┌─ DATASET RECORDS

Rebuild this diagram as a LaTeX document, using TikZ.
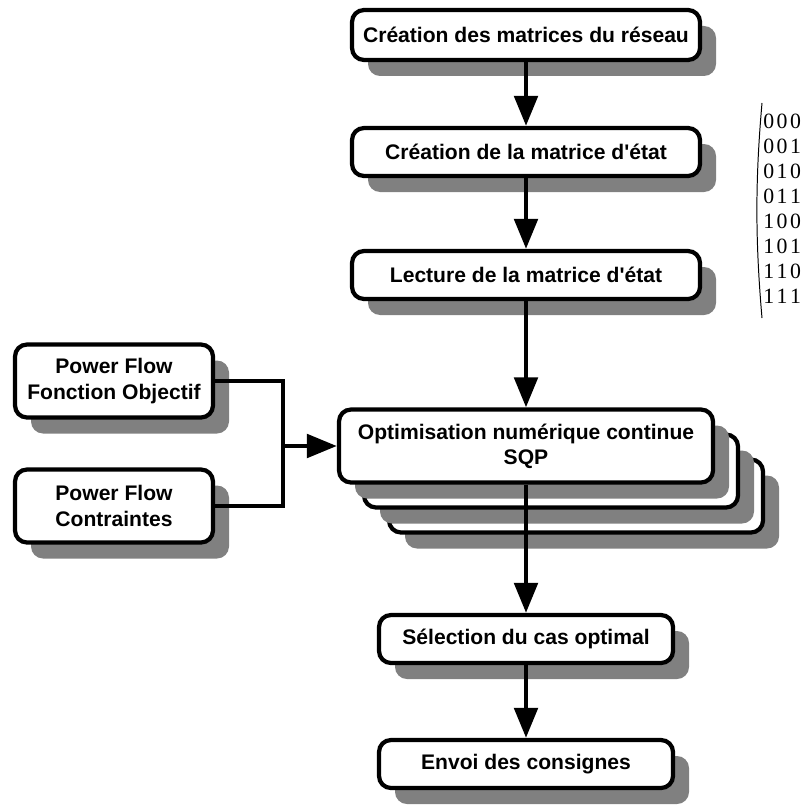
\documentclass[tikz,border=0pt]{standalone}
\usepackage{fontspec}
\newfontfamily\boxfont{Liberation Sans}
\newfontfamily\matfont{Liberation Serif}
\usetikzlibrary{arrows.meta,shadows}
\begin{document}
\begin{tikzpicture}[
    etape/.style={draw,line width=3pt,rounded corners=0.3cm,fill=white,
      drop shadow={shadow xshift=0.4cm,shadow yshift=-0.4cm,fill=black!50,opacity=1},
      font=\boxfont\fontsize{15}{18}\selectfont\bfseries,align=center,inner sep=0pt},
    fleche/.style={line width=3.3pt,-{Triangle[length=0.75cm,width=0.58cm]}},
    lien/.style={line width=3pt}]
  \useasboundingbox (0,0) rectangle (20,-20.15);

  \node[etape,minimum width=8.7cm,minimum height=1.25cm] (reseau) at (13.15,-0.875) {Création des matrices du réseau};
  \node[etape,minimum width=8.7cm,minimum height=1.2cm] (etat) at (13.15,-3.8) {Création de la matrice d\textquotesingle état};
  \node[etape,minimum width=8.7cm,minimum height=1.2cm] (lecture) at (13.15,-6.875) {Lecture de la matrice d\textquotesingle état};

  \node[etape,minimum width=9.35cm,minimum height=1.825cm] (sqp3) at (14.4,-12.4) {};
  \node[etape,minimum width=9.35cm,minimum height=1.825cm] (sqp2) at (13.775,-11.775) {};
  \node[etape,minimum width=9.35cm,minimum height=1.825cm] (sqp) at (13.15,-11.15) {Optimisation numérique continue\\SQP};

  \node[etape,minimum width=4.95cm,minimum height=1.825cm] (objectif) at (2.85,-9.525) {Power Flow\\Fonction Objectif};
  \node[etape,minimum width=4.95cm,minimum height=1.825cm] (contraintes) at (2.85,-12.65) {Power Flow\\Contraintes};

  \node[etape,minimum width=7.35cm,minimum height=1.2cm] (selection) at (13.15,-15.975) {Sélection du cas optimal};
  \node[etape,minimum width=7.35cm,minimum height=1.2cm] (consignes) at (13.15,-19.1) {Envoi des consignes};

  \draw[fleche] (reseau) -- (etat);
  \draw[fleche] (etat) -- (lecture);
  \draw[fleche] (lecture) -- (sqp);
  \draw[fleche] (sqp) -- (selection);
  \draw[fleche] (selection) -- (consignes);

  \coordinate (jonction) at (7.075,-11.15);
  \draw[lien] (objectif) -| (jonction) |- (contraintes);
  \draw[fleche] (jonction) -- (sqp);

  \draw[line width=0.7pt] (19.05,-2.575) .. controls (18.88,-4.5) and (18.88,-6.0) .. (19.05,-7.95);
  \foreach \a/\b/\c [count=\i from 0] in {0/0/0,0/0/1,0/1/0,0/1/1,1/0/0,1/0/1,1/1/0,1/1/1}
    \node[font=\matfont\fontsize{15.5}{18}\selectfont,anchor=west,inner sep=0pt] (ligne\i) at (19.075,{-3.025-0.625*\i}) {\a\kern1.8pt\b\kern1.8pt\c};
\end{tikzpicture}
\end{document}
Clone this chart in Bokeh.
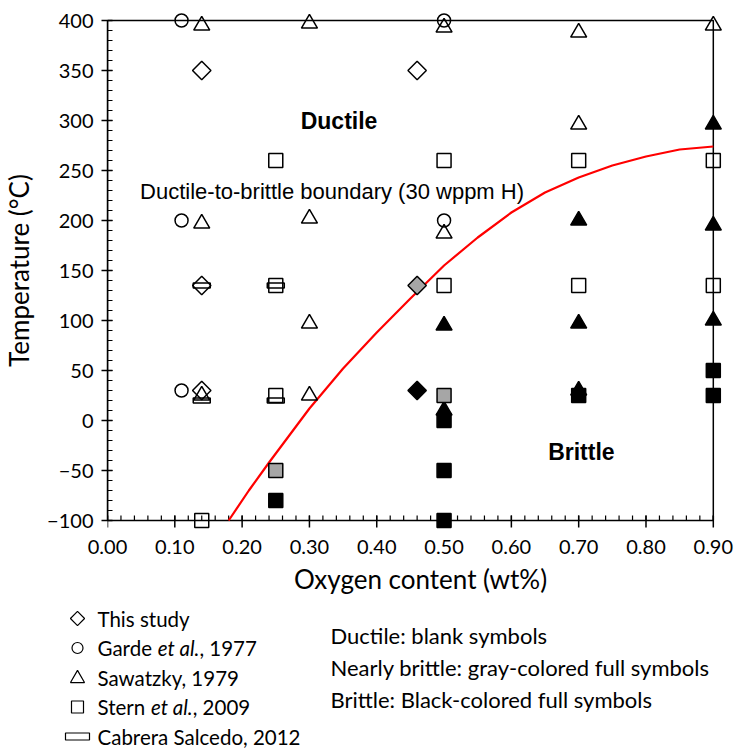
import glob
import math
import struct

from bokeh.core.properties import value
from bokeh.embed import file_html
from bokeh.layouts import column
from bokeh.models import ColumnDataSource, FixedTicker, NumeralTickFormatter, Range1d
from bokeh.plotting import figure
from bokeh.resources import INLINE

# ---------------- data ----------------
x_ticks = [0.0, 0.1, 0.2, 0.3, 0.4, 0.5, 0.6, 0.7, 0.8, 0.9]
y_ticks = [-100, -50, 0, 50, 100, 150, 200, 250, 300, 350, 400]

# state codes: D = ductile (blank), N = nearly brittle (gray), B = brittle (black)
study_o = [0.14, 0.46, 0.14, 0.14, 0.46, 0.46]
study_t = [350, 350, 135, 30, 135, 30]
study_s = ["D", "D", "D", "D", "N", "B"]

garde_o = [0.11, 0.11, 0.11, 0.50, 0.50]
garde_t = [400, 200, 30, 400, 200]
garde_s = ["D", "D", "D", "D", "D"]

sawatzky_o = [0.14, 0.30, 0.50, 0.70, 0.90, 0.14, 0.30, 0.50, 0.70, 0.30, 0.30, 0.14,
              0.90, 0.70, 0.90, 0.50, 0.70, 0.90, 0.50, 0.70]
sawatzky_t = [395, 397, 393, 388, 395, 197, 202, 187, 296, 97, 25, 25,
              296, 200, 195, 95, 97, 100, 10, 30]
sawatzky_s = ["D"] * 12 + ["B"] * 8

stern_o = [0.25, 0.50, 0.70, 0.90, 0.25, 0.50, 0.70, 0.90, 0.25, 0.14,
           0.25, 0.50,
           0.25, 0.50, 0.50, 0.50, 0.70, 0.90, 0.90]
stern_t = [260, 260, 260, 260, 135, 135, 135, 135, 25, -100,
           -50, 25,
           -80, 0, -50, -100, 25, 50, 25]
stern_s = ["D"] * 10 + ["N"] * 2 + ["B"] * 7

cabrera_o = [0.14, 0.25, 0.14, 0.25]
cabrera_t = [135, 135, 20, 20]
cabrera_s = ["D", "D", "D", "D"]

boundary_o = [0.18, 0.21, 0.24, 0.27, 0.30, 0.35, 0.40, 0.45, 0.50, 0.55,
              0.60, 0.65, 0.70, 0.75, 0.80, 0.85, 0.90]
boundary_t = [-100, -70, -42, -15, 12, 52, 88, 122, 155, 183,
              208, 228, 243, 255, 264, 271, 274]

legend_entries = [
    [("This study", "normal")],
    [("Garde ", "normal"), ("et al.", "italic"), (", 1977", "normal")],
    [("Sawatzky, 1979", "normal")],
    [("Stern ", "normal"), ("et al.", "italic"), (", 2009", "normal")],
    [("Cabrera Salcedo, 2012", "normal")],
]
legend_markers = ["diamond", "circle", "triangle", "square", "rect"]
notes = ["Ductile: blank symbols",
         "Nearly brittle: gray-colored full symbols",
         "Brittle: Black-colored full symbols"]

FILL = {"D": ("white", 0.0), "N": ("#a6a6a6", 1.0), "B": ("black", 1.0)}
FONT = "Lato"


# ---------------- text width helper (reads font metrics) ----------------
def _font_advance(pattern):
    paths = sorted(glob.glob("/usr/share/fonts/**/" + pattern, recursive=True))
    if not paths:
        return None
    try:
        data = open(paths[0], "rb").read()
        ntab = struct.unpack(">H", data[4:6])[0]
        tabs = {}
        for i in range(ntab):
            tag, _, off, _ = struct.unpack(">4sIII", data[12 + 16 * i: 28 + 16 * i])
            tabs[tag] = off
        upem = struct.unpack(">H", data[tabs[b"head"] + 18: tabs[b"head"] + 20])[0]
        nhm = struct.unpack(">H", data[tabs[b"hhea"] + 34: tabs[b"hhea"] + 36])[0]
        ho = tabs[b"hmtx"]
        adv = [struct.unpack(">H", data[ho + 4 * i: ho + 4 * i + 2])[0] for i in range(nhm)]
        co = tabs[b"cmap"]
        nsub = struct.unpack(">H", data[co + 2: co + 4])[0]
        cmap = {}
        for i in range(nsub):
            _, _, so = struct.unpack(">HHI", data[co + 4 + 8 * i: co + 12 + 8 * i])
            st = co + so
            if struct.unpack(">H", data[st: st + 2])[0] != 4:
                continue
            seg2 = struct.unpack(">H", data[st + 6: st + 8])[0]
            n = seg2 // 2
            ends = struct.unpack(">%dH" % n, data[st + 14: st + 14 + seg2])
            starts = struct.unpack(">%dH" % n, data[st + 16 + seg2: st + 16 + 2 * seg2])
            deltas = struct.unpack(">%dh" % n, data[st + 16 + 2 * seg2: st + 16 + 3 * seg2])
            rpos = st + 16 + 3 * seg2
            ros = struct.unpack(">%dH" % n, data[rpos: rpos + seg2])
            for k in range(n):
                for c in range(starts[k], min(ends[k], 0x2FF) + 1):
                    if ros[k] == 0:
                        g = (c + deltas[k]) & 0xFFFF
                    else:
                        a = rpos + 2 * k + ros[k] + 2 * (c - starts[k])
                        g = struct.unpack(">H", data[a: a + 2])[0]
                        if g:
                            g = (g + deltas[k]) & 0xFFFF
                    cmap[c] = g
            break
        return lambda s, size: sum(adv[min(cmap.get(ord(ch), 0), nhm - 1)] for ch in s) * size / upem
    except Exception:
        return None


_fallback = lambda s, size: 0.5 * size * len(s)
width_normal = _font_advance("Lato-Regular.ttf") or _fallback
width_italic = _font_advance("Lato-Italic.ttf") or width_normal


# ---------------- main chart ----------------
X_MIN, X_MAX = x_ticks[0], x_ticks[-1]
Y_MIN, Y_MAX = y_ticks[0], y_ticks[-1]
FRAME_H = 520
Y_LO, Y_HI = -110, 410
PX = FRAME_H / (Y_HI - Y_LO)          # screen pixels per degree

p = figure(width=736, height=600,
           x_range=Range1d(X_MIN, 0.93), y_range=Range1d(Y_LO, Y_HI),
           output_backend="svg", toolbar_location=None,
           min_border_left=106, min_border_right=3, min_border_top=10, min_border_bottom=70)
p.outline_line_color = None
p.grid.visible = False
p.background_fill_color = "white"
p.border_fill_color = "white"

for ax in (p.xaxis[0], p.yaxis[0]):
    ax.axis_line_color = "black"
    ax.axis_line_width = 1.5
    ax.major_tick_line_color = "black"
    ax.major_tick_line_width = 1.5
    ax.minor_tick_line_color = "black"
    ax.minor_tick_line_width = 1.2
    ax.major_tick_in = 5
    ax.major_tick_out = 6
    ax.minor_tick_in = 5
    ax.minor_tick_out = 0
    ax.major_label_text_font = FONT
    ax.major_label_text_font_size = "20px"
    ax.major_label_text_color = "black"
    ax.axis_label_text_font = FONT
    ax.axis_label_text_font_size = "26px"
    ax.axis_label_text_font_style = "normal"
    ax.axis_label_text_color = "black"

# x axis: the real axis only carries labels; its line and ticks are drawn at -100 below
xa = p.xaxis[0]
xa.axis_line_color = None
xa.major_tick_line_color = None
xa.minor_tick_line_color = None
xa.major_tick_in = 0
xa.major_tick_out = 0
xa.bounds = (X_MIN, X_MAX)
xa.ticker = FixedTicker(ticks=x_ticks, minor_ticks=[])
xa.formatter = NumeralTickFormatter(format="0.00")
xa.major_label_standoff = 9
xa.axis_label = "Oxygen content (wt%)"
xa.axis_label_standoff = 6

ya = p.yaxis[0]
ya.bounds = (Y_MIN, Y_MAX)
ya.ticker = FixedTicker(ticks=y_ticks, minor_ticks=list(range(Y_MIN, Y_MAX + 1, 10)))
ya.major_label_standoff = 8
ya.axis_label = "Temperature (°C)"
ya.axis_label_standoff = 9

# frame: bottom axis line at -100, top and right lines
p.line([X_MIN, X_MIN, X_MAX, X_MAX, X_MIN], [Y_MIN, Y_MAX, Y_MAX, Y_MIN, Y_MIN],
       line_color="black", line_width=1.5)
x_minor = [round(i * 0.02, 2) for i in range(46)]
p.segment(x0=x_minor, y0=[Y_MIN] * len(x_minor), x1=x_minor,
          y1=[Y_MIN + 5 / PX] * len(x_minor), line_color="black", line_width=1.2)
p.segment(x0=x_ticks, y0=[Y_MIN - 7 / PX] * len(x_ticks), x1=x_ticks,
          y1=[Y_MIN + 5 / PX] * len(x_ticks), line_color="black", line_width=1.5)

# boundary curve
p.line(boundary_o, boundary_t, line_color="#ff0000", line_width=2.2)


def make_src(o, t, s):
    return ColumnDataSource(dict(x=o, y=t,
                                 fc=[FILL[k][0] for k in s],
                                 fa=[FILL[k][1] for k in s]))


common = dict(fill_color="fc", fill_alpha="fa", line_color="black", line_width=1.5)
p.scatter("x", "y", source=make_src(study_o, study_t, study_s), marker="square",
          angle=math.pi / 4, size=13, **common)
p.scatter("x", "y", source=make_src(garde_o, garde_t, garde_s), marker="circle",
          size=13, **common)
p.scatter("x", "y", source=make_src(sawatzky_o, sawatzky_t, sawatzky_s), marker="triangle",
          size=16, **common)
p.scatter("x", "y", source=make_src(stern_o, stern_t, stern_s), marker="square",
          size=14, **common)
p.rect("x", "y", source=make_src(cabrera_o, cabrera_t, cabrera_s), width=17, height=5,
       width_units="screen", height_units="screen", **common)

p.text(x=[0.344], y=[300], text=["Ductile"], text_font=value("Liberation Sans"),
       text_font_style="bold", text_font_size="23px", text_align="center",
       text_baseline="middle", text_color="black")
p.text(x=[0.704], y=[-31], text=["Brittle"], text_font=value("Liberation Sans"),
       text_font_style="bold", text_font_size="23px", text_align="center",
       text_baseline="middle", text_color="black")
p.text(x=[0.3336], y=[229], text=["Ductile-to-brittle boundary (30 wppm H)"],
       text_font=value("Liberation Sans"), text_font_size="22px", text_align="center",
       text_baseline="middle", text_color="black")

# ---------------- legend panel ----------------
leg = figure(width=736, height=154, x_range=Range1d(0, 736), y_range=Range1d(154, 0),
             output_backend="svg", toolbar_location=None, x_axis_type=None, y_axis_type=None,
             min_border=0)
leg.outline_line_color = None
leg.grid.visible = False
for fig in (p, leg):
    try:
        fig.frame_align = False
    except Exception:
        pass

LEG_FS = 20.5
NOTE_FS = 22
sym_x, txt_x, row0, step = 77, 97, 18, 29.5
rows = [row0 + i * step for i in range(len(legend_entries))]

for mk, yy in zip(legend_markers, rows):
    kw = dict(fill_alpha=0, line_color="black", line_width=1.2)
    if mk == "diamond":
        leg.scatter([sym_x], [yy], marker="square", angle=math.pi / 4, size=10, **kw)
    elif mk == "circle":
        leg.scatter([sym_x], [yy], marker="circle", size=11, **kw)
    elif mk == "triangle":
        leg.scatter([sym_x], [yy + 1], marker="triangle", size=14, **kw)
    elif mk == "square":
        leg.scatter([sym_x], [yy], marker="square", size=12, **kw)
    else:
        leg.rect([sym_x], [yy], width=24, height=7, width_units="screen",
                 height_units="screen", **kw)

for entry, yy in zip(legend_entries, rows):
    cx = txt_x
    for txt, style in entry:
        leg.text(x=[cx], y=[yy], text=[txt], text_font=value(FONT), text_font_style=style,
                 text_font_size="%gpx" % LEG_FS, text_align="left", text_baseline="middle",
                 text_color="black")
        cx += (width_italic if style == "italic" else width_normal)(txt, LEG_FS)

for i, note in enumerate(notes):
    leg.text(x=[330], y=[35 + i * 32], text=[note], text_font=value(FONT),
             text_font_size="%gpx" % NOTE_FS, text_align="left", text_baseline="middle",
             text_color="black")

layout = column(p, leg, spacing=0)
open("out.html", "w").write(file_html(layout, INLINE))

└─

» **STATED EXERCISE**
Take only the lines above from the one that has "Clone this chart in Bokeh." through the one that has "import struct" and reproduce them exactly, omitting any pictures.

» **THE RESPONSE**
Clone this chart in Bokeh.
import glob
import math
import struct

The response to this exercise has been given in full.